Nugent’s 1981 masterpiece on American demographic history
While an undergraduate at the University of Notre Dame (B.A., 1990), I had the immense pleasure of working with Professor Walter T.K. Nugent, a scholar of remarkable talents. Not only did he serve as one of my main professors, but I had also a full year as his research assistant. I admired him immensely and still do. One of his many expertise was the demographic history of the United States. As he taught in the 1980s, the world had never seen a birth rate equal to the American birthrate (for whites, but blacks were not far behind), 1720-1870. It is nothing short of astounding.
Here are a few quotes to illustrate:
“Fertility was enormously high as long as the young couple could form their own household on their own land. Females reached menarche at about age fifteen in 1800 and perhaps a few months earlier in 1850. If a woman married soon after that, as many did, the ultimate size of her family could be prodigious. The American and Canadian census manuscripts are crowded with cases of women marrying at sixteen or seventeen and producing a child every eighteen to twenty-four months–about the biological maximum because of breast-feeding and pregnancy intervals–until reaching menopause in their mid-forties. The average number of children born per woman in her lifetime, as of 1790, was almost eight. . . . Newly married women could look forward to twenty or even thirty fertile years.” [Nugent, STRUCTURES, 57-58]
Why? Lots of reasons, but room to expand and nutrition help explain much.

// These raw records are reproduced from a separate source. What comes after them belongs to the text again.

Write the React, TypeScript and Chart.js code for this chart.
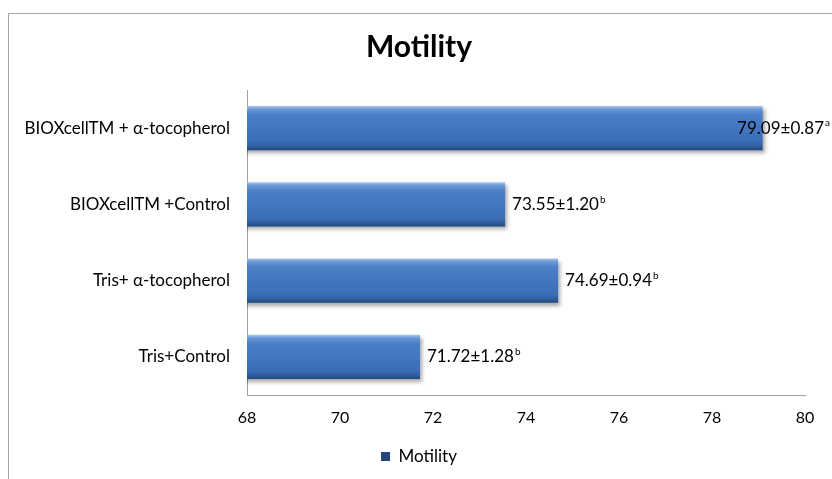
import React, { useEffect, useRef } from "react";
import { Chart, registerables } from "chart.js";

Chart.register(...registerables);

const categories = [
  "BIOXcellTM + α-tocopherol",
  "BIOXcellTM +Control",
  "Tris+ α-tocopherol",
  "Tris+Control",
];
const motility = [79.09, 73.55, 74.69, 71.72];
const errors = ["0.87", "1.20", "0.94", "1.28"];
const letters = ["a", "b", "b", "b"];
const xTicks = [68, 70, 72, 74, 76, 78, 80];

const FONT = "Lato, 'Open Sans', sans-serif";
const BAR_FRACTION = 0.58;

export default function App() {
  const ref = useRef<HTMLCanvasElement | null>(null);

  useEffect(() => {
    document.body.style.margin = "0";
    const canvas = ref.current;
    if (!canvas) return;

    const framePlugin = {
      id: "frame",
      beforeDraw(chart: any) {
        const ctx = chart.ctx;
        ctx.save();
        ctx.fillStyle = "#ffffff";
        ctx.fillRect(0, 0, chart.width, chart.height);
        ctx.strokeStyle = "#a6a6a6";
        ctx.lineWidth = 1;
        ctx.strokeRect(8.5, 13.5, 1000, 1000);
        ctx.restore();
      },
    };

    const shadowPlugin = {
      id: "barShadow",
      beforeDatasetDraw(chart: any) {
        const ctx = chart.ctx;
        ctx.save();
        ctx.shadowColor = "rgba(0,0,0,0.35)";
        ctx.shadowOffsetX = 2;
        ctx.shadowOffsetY = 3;
        ctx.shadowBlur = 4;
      },
      afterDatasetDraw(chart: any) {
        chart.ctx.restore();
      },
    };

    const labelPlugin = {
      id: "valueLabels",
      afterDatasetsDraw(chart: any) {
        const ctx = chart.ctx;
        const meta = chart.getDatasetMeta(0);
        ctx.save();
        meta.data.forEach((el: any, i: number) => {
          const main = `${motility[i].toFixed(2)}±${errors[i]}`;
          const sup = letters[i];
          ctx.font = `17px ${FONT}`;
          const wMain = ctx.measureText(main).width;
          ctx.font = `10px ${FONT}`;
          const wSup = ctx.measureText(sup).width;
          const total = wMain + 1 + wSup;
          let x = el.x + 7;
          if (x + total > 830) x = 830 - total;
          const y = el.y;
          ctx.fillStyle = "#000000";
          ctx.textBaseline = "middle";
          ctx.textAlign = "left";
          ctx.font = `17px ${FONT}`;
          ctx.fillText(main, x, y);
          ctx.font = `10px ${FONT}`;
          ctx.fillText(sup, x + wMain + 1, y - 5);
        });
        ctx.restore();
      },
    };

    const chart = new Chart(canvas, {
      type: "bar",
      data: {
        labels: categories,
        datasets: [
          {
            label: "Motility",
            data: motility,
            barPercentage: 0.58 / 0.8,
            categoryPercentage: 0.8,
            borderWidth: 0,
            backgroundColor: (context: any) => {
              const c = context.chart;
              const ys = c.scales && c.scales.y;
              if (context.dataIndex === undefined || !c.chartArea || !ys) return "#3d72ba";
              const cy = ys.getPixelForValue(context.dataIndex);
              const h = (ys.height / categories.length) * BAR_FRACTION;
              const g = c.ctx.createLinearGradient(0, cy - h / 2, 0, cy + h / 2);
              g.addColorStop(0, "#a9c8ee");
              g.addColorStop(0.07, "#6b9ad6");
              g.addColorStop(0.2, "#4a7fc6");
              g.addColorStop(0.8, "#3a6fb8");
              g.addColorStop(0.93, "#2d5b97");
              g.addColorStop(1, "#22467a");
              return g;
            },
          },
        ],
      },
      options: {
        indexAxis: "y",
        responsive: false,
        animation: false,
        layout: { padding: { left: 6, right: 0, top: 0, bottom: 4 } },
        scales: {
          x: {
            type: "linear",
            min: 68,
            max: 80,
            afterBuildTicks: (scale: any) => {
              scale.ticks = xTicks.map((v) => ({ value: v }));
            },
            afterFit: (scale: any) => {
              scale.height = 45;
            },
            grid: { display: false, drawTicks: false },
            border: { display: true, color: "#a0a0a0", width: 1 },
            ticks: {
              color: "#000000",
              font: { family: FONT, size: 16 },
              padding: 13,
              maxRotation: 0,
            },
          },
          y: {
            type: "category",
            afterFit: (scale: any) => {
              scale.width = 241;
            },
            grid: { display: false, drawTicks: false },
            border: { display: true, color: "#a0a0a0", width: 1 },
            ticks: {
              color: "#000000",
              font: { family: FONT, size: 17 },
              padding: 17,
            },
          },
          yRight: {
            type: "category",
            position: "right",
            afterFit: (scale: any) => {
              scale.width = 27;
            },
            grid: { display: false, drawTicks: false },
            border: { display: false },
            ticks: { display: false },
          },
        },
        plugins: {
          title: {
            display: true,
            text: "Motility",
            color: "#000000",
            font: { family: FONT, size: 30, weight: "bold" },
            padding: { top: 29, bottom: 25 },
          },
          legend: {
            display: true,
            position: "bottom",
            labels: {
              color: "#000000",
              font: { family: FONT, size: 17 },
              boxWidth: 9,
              boxHeight: 9,
              padding: 8,
            },
          },
          tooltip: { enabled: false },
        },
      },
      plugins: [framePlugin, shadowPlugin, labelPlugin],
    } as any);

    return () => chart.destroy();
  }, []);

  return (
    <div style={{ width: 832, height: 479, position: "relative" }}>
      <canvas ref={ref} width={832} height={479} />
    </div>
  );
}
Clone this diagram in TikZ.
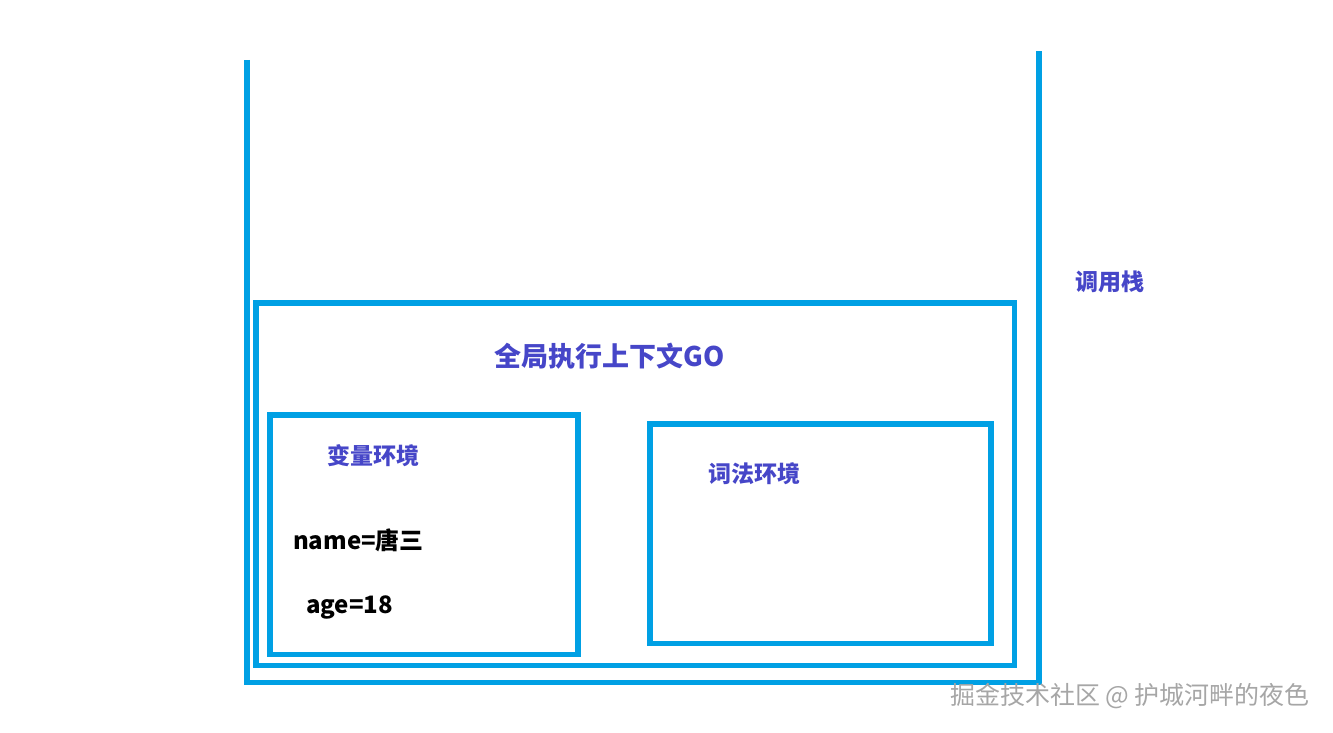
\documentclass[tikz,border=0pt]{standalone}
\usepackage{fontspec}
\newfontfamily\cjk{Noto Sans CJK SC}
\definecolor{stackblue}{HTML}{00A0E4}
\definecolor{textblue}{HTML}{4646C8}
\tikzset{frame/.style = {draw=stackblue, line width=2.8pt}}
\tikzset{bluetext/.style = {text=textblue, font=\cjk\bfseries\fontsize{11.5}{13}\selectfont, inner sep=0pt}}
\tikzset{vartext/.style = {text=black, font=\cjk\bfseries\fontsize{12}{14}\selectfont, inner sep=0pt}}

\begin{document}
\begin{tikzpicture}[x=0.5pt, y=0.5pt]
      \useasboundingbox (0, 0) rectangle (1333, 733);
      % call stack, open at the top
      \coordinate (stl) at (247, 673);
      \coordinate (str) at (1039, 682);
      \draw[frame] (stl) -- (247, 50.5) -- (1039, 50.5) -- (str);
      \node[bluetext] (stack) at (1110, 451) {调用栈};

      % global execution context
      \draw[frame] (256, 67.5) rectangle (1014.5, 430);
      \node[bluetext, font=\cjk\bfseries\fontsize{13.5}{15}\selectfont] (go) at (609.5, 377) {全局执行上下文GO};

      % variable environment
      \draw[frame] (270, 78.5) rectangle (578, 318);
      \node[bluetext] (varenv) at (373.5, 277) {变量环境};
      \node[vartext] (name) at (358.5, 193) {name=唐三};
      \node[vartext] (age) at (349.5, 126) {age=18};

      % lexical environment
      \draw[frame] (650, 89.5) rectangle (991, 309);
      \node[bluetext] (lexenv) at (754, 259) {词法环境};

      \node[text=gray!70, font=\cjk\fontsize{12.5}{14}\selectfont, inner sep=0pt] (mark) at (1130, 37) {掘金技术社区 @ 护城河畔的夜色};
    \end{tikzpicture}
\end{document}
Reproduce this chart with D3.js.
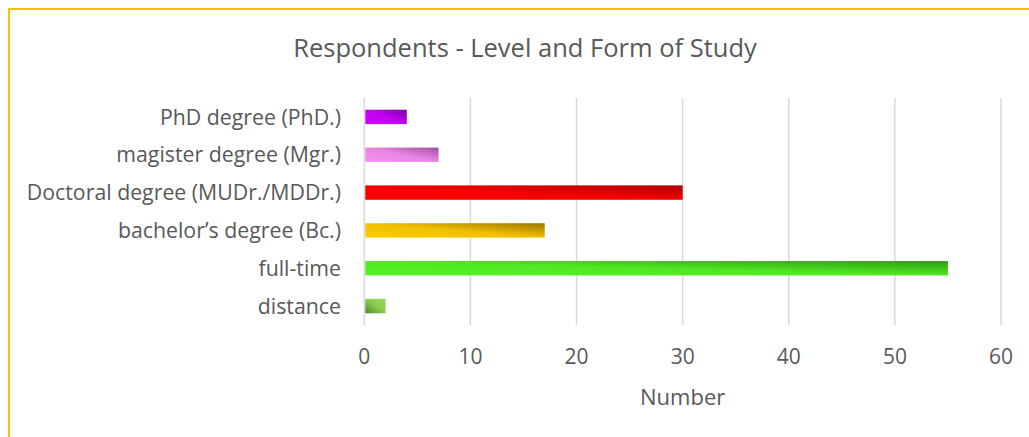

Peter Kalm, Swedish scientist and visitor to America, 1748: “In the morning I undertook a little journey again to Raccoon, New Jersey. It does not seem difficult to find out the reasons why the people multiply faster here than in Europe. As soon as a person is old enough he may marry in these provinces without any fear of poverty. There is such an amount of good land yet uncultivated that a newly married man can, without difficulty, get a spot of ground where he may comfortably subsist with his wife and children.” [quoted in Nugent, STRUCTURES, 52]
Dr. Benjamin Rush, 1774: “. . . The universal prevalence of the protestant religion, the checks lately given to negro slavery, the general unwillingness among us to acknowledge the usurpations of primogeniture, the universal practice of inoculation for the smallpox, and absence of the plague, render the imposition of government for that purpose [population growth] unnecessary. These advantages can only be secured to our country by AGRICULTURE. This is the true basis of national health, riches, and populousness.” [quoted in Nugent, STRUCTURES, 51]
Jeremy Belknap, 1791: “Where land is cheap, and the means of subsistence may be acquired in such plenty, and in so short a time as is evidently the case in our new plantations, encouragement is given to early marriage. A young man who has cleared a piece of land, and built a hut for his present accommodation, soon begins to experience the truth of that old adage, ‘it is not good for man to be alone.’ Having a prospect of increasing this substance by labour, which he knows himself able to perform, he attaches himself to a female earlier than prudence would dictate if he had not such a prospect. Nor are the young females of the country averse to a settlement in the new plantation.” [quoted in Nugent, STRUCTURES, 52-53]
One Congressman stated: “I invite you to go to the west, and visit one of our log cabins, and number its inmates. There you will find a strong, stout youth of eighteen, with his Better Half, just commencing the first struggles of independent life. Thirty years from that time, visit them again; and instead of two, you will find in that same family twenty-two. That is what I call the American Multiplication Table.” [quoted in Johnson, HISTORY OF THE AMERICAN PEOPLE, 283.